Marc Feeley scripsit:

> >What are the use cases for computed keywords?
>
> Here are a few use cases.
>
> 1) You want to write a trace facility to help show the function calls
> and returns that are performed.  On entry you want to print the
> arguments of the function and the result on exit.  So you write this
> higher order function:

[snip]

> 2) You just got hold of this nice graphics library which has many
> functions accepting named optional parameters:

Both of these will clearly work, mutatis mutandis, with my #2, since
it's easy to rewrite the second example in terms of constructing a new
a-list of arguments and then invoke it as such.

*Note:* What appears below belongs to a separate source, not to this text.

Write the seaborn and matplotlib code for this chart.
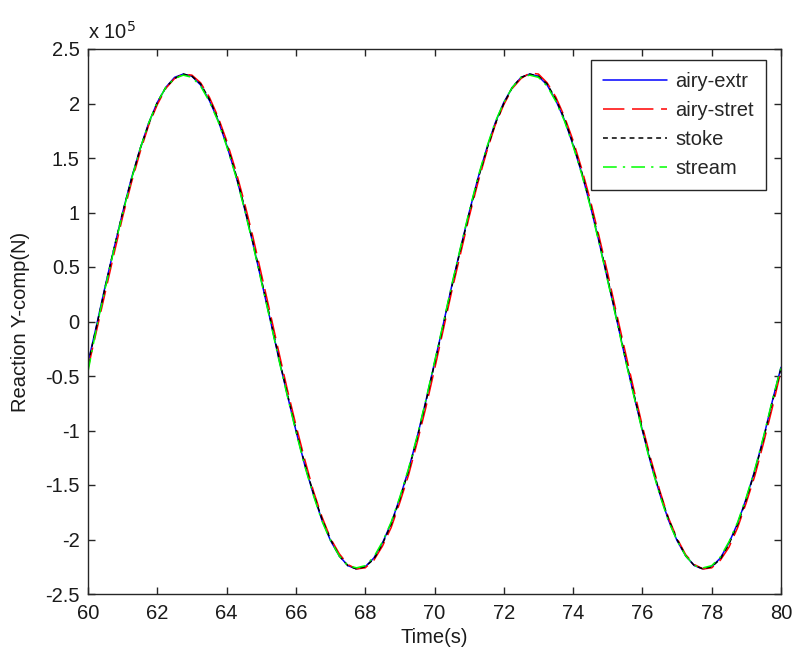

Indeed, it is more convenient to do so, since given a well-defined
representation such as an a-list, the use of keywords in procedure
calls is decoupled from the use of keywords in lambda lists: you can
use keywords to invoke any procedure that expects a a-list as its last
argument, and you can invoke any procedure expecting keywords by using
an a-list (and must do so if you are invoking it other than with the
syntax of procedure call).

> Unfortunately your students are french and don't know english too
> well so you would like to translate the keywords into french to make
> the code easier to read.

Now if you wanted this to work:

(define largeur: width:)
(rect x y largeur: 100)

then you would need computed keywords indeed.  (This would require an
extension to the SRFI such that keywords can be redefined from their
default self-values, but that's a small point.)  But as long as you
don't demand non-lexically-apparent keywords in procedure-call syntax,
you don't need computed keywords in the full CL sense.

--
Business before pleasure, if not too bloomering long before.